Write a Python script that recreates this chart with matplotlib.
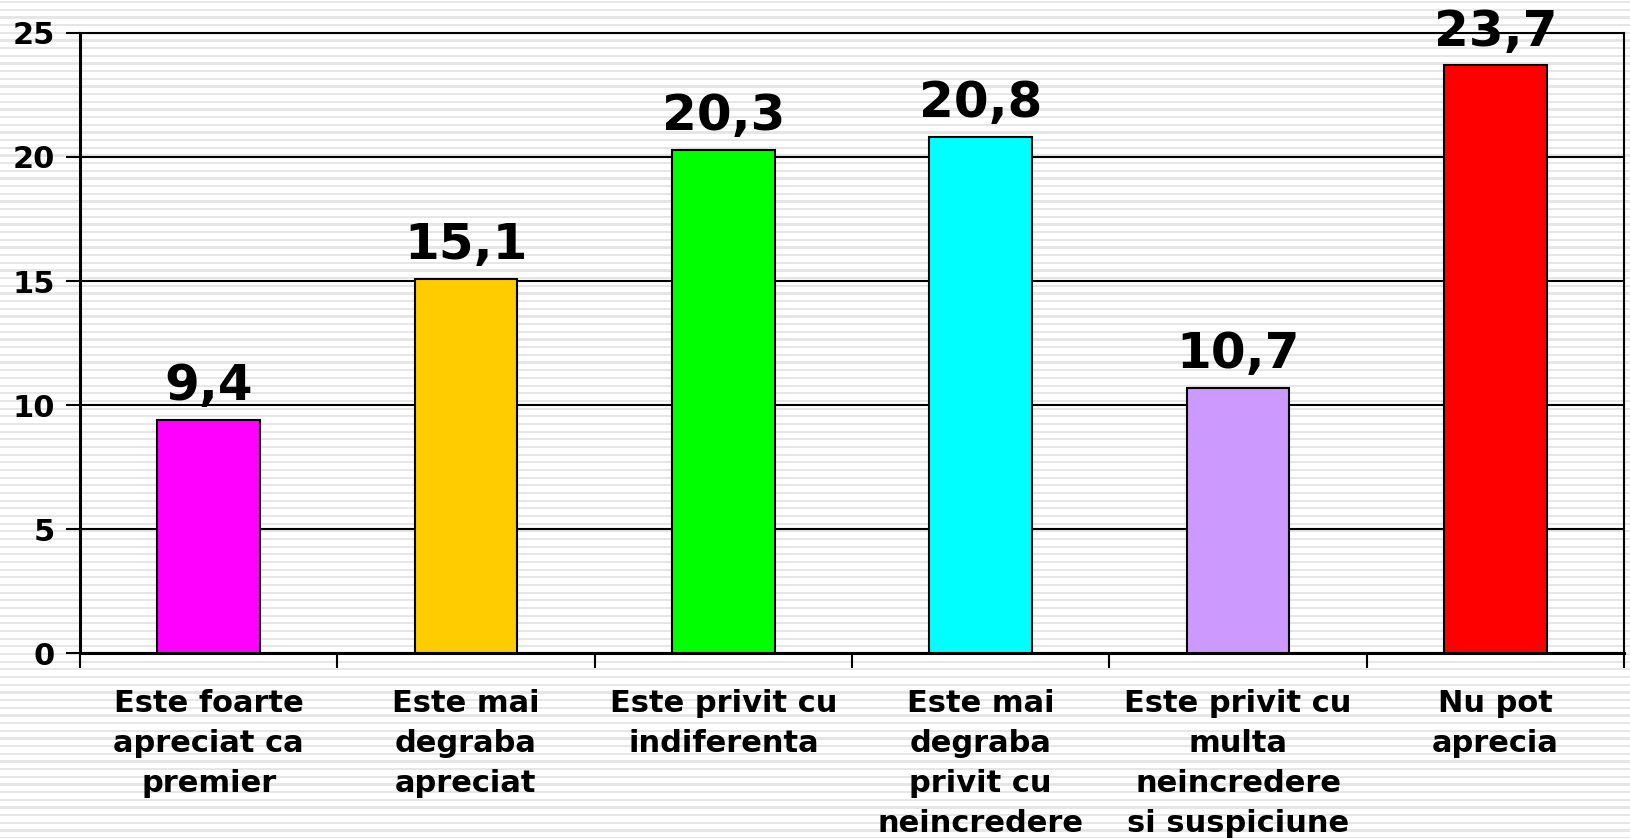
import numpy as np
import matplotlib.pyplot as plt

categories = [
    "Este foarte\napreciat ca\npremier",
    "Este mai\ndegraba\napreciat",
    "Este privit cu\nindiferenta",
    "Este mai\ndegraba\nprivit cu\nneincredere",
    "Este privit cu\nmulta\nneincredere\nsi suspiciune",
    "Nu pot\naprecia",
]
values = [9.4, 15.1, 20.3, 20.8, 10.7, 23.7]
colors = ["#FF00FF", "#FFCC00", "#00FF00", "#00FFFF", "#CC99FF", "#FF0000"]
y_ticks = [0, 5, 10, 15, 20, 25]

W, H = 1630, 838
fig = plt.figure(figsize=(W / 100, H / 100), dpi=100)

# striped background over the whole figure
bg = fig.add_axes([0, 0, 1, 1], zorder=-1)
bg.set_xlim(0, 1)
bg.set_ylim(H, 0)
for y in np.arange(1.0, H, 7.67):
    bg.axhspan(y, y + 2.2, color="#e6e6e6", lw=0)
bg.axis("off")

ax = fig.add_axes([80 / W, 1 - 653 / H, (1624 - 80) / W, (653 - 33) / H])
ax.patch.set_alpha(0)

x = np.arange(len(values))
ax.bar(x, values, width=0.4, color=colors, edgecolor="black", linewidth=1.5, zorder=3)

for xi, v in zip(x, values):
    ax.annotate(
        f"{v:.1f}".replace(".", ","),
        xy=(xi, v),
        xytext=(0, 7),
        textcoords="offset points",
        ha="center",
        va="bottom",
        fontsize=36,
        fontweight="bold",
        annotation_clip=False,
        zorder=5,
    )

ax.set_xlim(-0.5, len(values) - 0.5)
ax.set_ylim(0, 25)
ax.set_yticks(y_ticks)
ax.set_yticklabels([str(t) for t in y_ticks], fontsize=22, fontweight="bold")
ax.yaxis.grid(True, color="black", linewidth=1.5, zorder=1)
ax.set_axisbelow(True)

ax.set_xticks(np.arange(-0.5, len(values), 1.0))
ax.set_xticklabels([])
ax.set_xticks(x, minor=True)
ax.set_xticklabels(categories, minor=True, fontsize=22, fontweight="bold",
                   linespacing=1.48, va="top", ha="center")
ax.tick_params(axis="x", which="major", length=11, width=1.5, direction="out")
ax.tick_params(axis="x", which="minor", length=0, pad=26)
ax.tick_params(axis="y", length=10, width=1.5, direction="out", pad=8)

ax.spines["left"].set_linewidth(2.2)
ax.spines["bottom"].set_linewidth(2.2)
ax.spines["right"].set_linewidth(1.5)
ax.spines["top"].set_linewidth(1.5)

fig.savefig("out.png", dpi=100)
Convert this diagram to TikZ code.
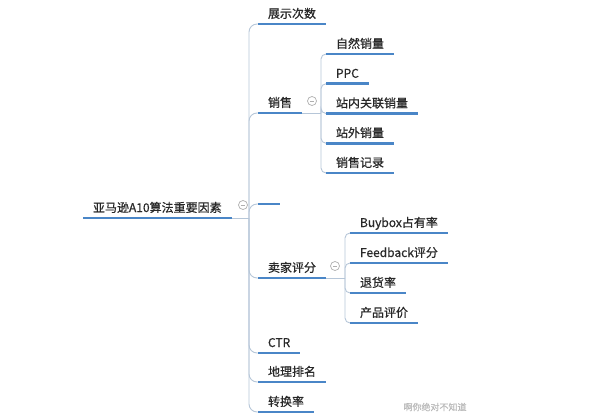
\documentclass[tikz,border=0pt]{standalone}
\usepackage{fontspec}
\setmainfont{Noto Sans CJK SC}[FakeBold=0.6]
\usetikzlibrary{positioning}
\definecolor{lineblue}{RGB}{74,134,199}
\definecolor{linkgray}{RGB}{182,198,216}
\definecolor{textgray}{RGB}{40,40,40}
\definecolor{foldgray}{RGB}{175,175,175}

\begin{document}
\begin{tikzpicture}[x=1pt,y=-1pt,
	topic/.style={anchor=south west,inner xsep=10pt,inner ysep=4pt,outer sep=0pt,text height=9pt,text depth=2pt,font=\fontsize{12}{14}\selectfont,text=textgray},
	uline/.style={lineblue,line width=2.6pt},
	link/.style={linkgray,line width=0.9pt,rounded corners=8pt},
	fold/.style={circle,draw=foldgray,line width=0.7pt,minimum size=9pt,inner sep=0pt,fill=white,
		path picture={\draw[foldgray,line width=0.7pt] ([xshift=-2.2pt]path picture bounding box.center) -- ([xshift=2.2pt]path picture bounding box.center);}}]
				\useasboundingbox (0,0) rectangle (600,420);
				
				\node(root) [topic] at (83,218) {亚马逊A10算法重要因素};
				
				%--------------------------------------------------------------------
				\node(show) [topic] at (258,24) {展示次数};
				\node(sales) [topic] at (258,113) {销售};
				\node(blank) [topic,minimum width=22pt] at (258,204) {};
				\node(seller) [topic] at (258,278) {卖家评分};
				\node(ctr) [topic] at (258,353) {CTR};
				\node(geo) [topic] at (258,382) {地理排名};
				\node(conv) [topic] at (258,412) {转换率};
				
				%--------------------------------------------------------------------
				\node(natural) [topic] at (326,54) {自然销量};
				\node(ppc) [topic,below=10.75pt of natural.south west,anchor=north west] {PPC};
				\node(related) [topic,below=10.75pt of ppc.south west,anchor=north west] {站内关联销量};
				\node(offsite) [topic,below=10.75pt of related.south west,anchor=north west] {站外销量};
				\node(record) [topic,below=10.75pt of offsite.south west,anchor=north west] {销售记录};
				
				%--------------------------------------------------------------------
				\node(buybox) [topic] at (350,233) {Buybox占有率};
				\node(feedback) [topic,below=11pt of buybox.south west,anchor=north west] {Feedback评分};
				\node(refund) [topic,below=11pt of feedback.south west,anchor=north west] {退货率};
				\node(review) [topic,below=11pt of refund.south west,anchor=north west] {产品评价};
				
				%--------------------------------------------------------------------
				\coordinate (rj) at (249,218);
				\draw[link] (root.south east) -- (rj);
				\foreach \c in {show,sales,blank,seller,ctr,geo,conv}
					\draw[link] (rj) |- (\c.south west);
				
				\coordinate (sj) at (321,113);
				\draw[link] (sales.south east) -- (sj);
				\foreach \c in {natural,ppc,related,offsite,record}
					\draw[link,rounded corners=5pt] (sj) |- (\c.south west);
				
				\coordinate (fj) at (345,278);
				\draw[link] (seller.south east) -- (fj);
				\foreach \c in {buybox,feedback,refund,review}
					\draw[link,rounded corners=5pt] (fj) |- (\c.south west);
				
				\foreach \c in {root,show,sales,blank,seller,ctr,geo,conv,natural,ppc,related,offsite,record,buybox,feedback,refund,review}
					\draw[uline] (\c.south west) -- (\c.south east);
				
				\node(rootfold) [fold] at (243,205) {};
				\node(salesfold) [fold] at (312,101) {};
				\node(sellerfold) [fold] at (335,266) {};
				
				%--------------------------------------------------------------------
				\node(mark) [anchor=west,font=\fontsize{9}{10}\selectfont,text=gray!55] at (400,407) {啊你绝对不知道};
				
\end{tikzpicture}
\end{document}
◆ ◆ ◆
*AIM*
From the first line above through the line containing "import matplotlib.pyplot as plt", copy everything exactly, without the pictures.

*REPLY TO THE EXERCISE*
Write a Python script that recreates this chart with matplotlib.
import numpy as np
import matplotlib.pyplot as plt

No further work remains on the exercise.